Again, in Myers v. Searcy, Mo., 356 S.W.2d 59, 62, it was stated,

“The driver of a motor vehicle has the duty to keep a proper lookout and to watch where he is driving.”

On a number of occasions the Supreme Court of Missouri held that a motorist is under a duty to exercise the highest degree of care to keep a lookout not only ahead but laterally. See Knox v. Weathers, 363 Mo. 1167, 257 S.W.2d 912, 917; Kimmich v. Berry, Mo., 319 S.W.2d 546, 548.

We find from the greater weight of the credible evidence that Wiedle was negligent in failing to exercise the highest degree of care to keep a proper lookout for other vehicles on the highway, and particularly for vehicles he might reasonably expect to be to his right intending to make a right turn. We further find that.such negligence on his part was the proximate cause of collision and the injuries and damages which were sustained by plaintiff. Under the facts we have found, plaintiff was in the exercise of the highest degree of care for his own safety and was not guilty of any negligence which contributed to cause the collision and his injuries.

Defendant argues that plaintiff was attempting to pass the mail truck on the right and that its driver had the right to assume in the absence of actual notice to the contrary that no one would pass him on the right “in violation of law.” With respect to this contention we note that there are a number of Missouri cases which state the proper rule in this manner; “An operator of an automobile on a public highway cannot assume that another automobile would not be present on the highway under circumstances that would be in violation of the rules of the road and for that reason not maintain the continuous lookout required of drivers.” Myers v. Searcy, Mo., 356 S.W.2d 59, 63, quoting from Pitts v. Garner, Mo., 321 S.W.2d 509, 518. And see Willhite v. City of St. Louis, 359 Mo. 933, 224 S.W.2d 956, holding that passing on the right is not necessarily violative of the law.

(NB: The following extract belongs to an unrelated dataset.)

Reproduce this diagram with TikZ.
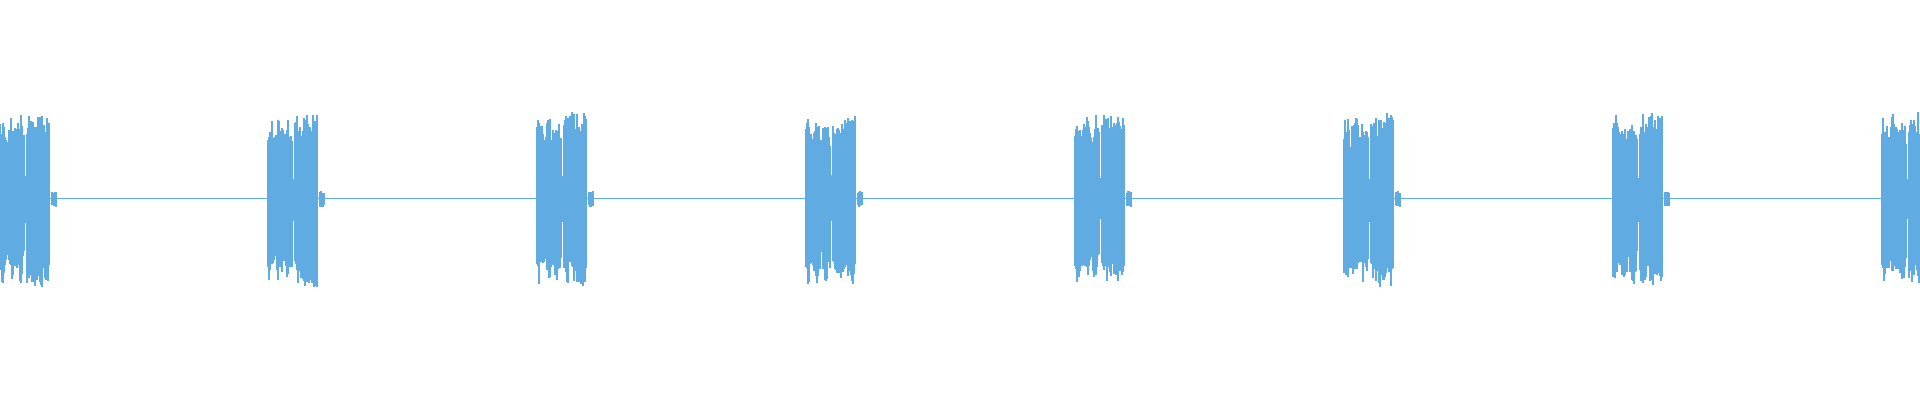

However, it is a sufficient answer to defendant’s contention to point out that the evidence convincingly shows that plaintiff was not attempting to pass the truck at all, but on the contrary was intending to make a right turn into Delmar Boulevard. Section 304.018 RSMo, Y.A.M.S. provides that a driver of a vehicle intending to make a right turn at an intersection shall make both his approach for the turn and the turn “from that portion of the roadway as close as practicable to the right-hand curb or edge of the highway.” In any event, plaintiff’s vehicle was stopped and not in motion at and before the time the mail truck started up. It was the very fact that the truck started up at an angle which placed the plaintiff in peril, and for such reason it was all the more imperative that defendant’s driver look in an observant manner before proceeding forward.

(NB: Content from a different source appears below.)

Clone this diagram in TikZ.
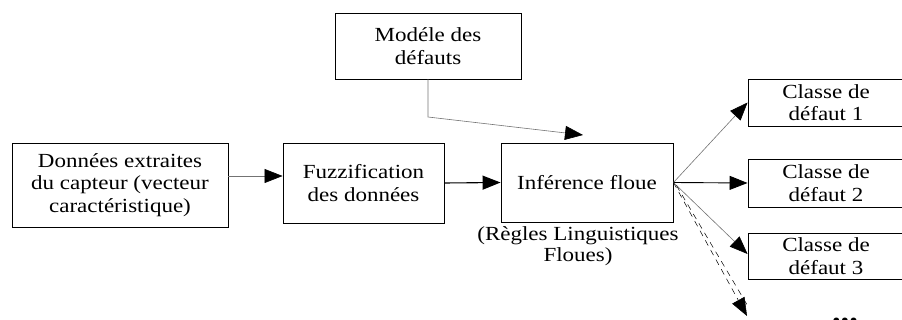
\documentclass[tikz,border=0pt]{standalone}
\usepackage{fontspec}
\setmainfont{Liberation Serif}[FakeStretch=1.15]
\usetikzlibrary{arrows.meta}
\tikzset{
  box/.style={draw=black, line width=0.9pt, inner sep=0pt, align=center,
    font=\fontsize{20}{22.5}\selectfont},
  lbl/.style={inner sep=0pt, align=center, font=\fontsize{20}{21}\selectfont},
  tip/.style={-{Triangle[length=18pt,width=14pt,color=black]}},
  thinlink/.style={tip, draw=black!55, line width=0.6pt},
  boldlink/.style={tip, draw=black, line width=1.1pt},
  dashline/.style={draw=black, line width=0.5pt, dash pattern=on 6pt off 5pt},
  dashlink/.style={tip, dashline}
}
\begin{document}
\begin{tikzpicture}[x=1pt,y=-1pt]
  \useasboundingbox (0,0) rectangle (902,320);
  \clip (0,0) rectangle (902,320);
  % processing chain
  \node[box, minimum width=216pt, minimum height=84pt] (src) at (120,185)
    {Données extraites\\du capteur (vecteur\\caractéristique)};
  \node[box, minimum width=161pt, minimum height=80pt] (fuzz) at (363.5,183)
    {Fuzzification\\des données};
  \node[box, minimum width=186pt, minimum height=66pt] (model) at (428,46)
    {Modéle des\\défauts};
  \node[box, minimum width=172pt, minimum height=79pt] (inf) at (587,182.5)
    {Inférence floue};
  \node[lbl] (rules) at (578,246) {(Règles Linguistiques\\Floues)};
  % output classes
  \node[box, minimum width=156pt, minimum height=47pt] (c1) at (826,102.5)
    {Classe de\\défaut 1};
  \node[box, minimum width=156pt, minimum height=48pt] (c2) at (826,183)
    {Classe de\\défaut 2};
  \node[box, minimum width=156pt, minimum height=46pt] (c3) at (826,256)
    {Classe de\\défaut 3};
  \node[inner sep=0pt, anchor=base, font=\fontsize{30}{30}\bfseries\selectfont] (more) at (845,323) {...};
  % connectors
  \coordinate (modelbend) at (428,117);
  \coordinate (modelend) at (583,135);
  \coordinate (nextend) at (747,316);
  \draw[thinlink] ([yshift=9pt]src.east) -- ([yshift=7pt]fuzz.west);
  \draw[boldlink] (fuzz.east) -- (inf.west);
  \draw[thinlink] (model.south) -- (modelbend) -- (modelend);
  \draw[thinlink] (inf.east) -- (c1.west);
  \draw[boldlink, line width=0.9pt] (inf.east) -- (c2.west);
  \draw[thinlink] (inf.east) -- ([yshift=2pt]c3.west);
  \draw[dashlink] (inf.east) -- (nextend);
  \draw[dashline] ([xshift=3pt,yshift=-3pt]inf.east) -- ([xshift=2pt,yshift=8pt]nextend);
\end{tikzpicture}
\end{document}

The remaining issue relates to the amount of plaintiff’s damages. X-rays taken by Dr. Joseph Peden are negative as to any bone or joint pathology. Consequently they are of no aid to the Court. Plaintiff was treated by Dr. Edward Bowdem who found that he suffered contusions and sprains of the left shoulder and elbow with some tearing of the musculature below the biceps. The muscle injury was healed, leaving an area described as a knot or a hard place in the arm. The medical testimony was that *984the healing had taken place in the form of scar tissue which caused the hard area, and that the scar tissue would be present in the arm permanently. Dr. Peden’s bill was $20.00, and Dr. Bow-dern’s bill was $55.00, which we find are reasonable charges.

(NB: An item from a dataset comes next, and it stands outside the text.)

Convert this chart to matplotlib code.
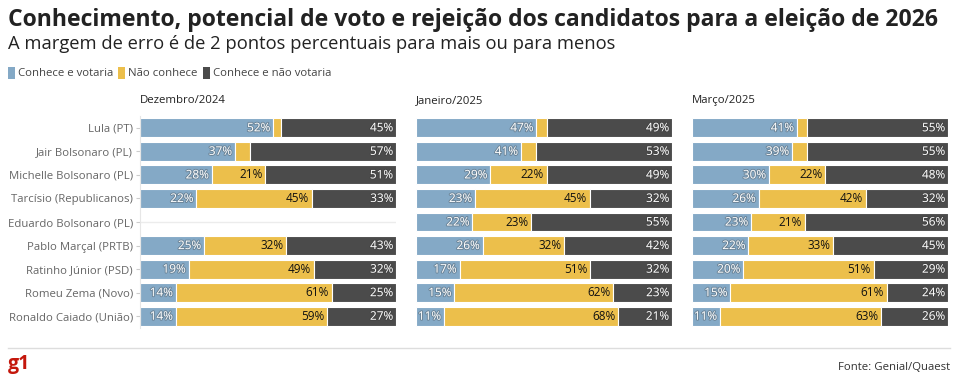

Plaintiff’s evidence shows, and we find, that he had some residual pain in the left arm which resulted in weakness and loss of power of the grip in the left hand. However, this loss of power, according to the testimony of Dr. Bowdern is not permanent, so that plaintiff will be left permanently only with the scar tissue and knot previously adverted to. Plaintiff is, of course, entitled to recover for his pain, suffering and discomfort. We are of the opinion, and so find, that taking into consideration the nature and extent of the injuries and the reasonable medical expenses incurred by plaintiff he should be awarded the sum of $850.00.

The foregoing memorandum constitutes our findings of fact and conclusions of law. The Clerk is directed to enter judgment in favor of plaintiff and against defendant in the sum of $850.00 and costs.